Phillips’s woulda, coulda, shoulda interception occurred during a hurry-up period, his final defensive series of the first day of joint workouts at Raiders Headquarters in Henderson, Nev. What ensued was an act of contrition: calisthenics.
His pushups also showed Phillips to be standup guy. Just four nights earlier during the Carolina game, he was the Pats’ vet ordering a rookie cornerback to hit the deck after mishandling a would-be interception.
“You never leave money on the table. If you dropped a pick, your punishment (is) doing push-ups. You do the pushups to make up for it,” says Phillips. “So Jack Jones dropped a pick in the game, and I was like, ‘Hey, I know you’re locked in, but (do) your pushups.’
“You can’t leave that out there. (Interceptions) are game-changing plays.”
Dropping down for pushups after dropping a pick in practice is something Phillips has done since he entered the league as an undrafted San Diego Charger in 2014. As he’s gone from eight defensive snaps as a rookie to 882 last season, Phillips has gotten his hands on more opportunities to seize.
Six of his 11 career thefts have come in his two previous seasons as a Patriot, totaling 30 games and 29 starts. Two of them were in the same contest last fall, in Week 8 versus his former team. One was a massive game-changer, a 26-yard ‘pick six’ off Justin Herbert to give New England a fourth-quarter lead for good.
Though Phillips didn’t get an interception Tuesday, his pass breakup was part of a late lift for the Pats, who were challenged much of the morning on both offense and defense. While Mac Jones ended a very trying practice with a touchdown pass to Kendrick Bourne, Phillips’s unit got a rare stop facing Coach Josh McDaniels’s loaded new offense in Las Vegas.
“It’s definitely a positive when you finish the two-minute (period) the way (we) finished it,” Phillips says. “It’s winning time, whether it’s at the end of the half or end of the game. But at the same time, you pick out the focal points of each and every period of practice and say, ‘Hey, we got to be better right here.’”

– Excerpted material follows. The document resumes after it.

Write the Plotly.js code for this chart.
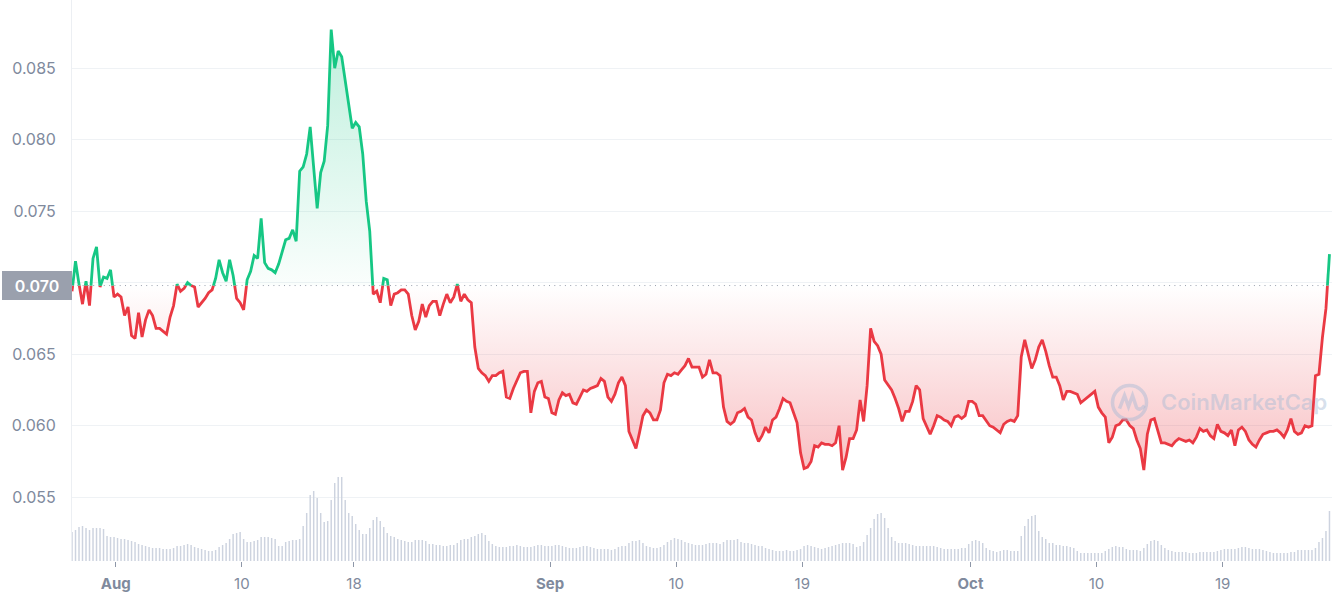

Going against the likes of Vegas receivers Davante Adams and Hunter Renfrow, regardless of outcome in that particular period, should make the Patriots’ secondary better. Starting right now.
“Those guys are matchup problems,” Phillips said. “When you go one on one against them, more times than not they’re going to win. I think it was a good test for us to see where we’re at and go up against a solid core group like that and see how they work, how they go about their plays.”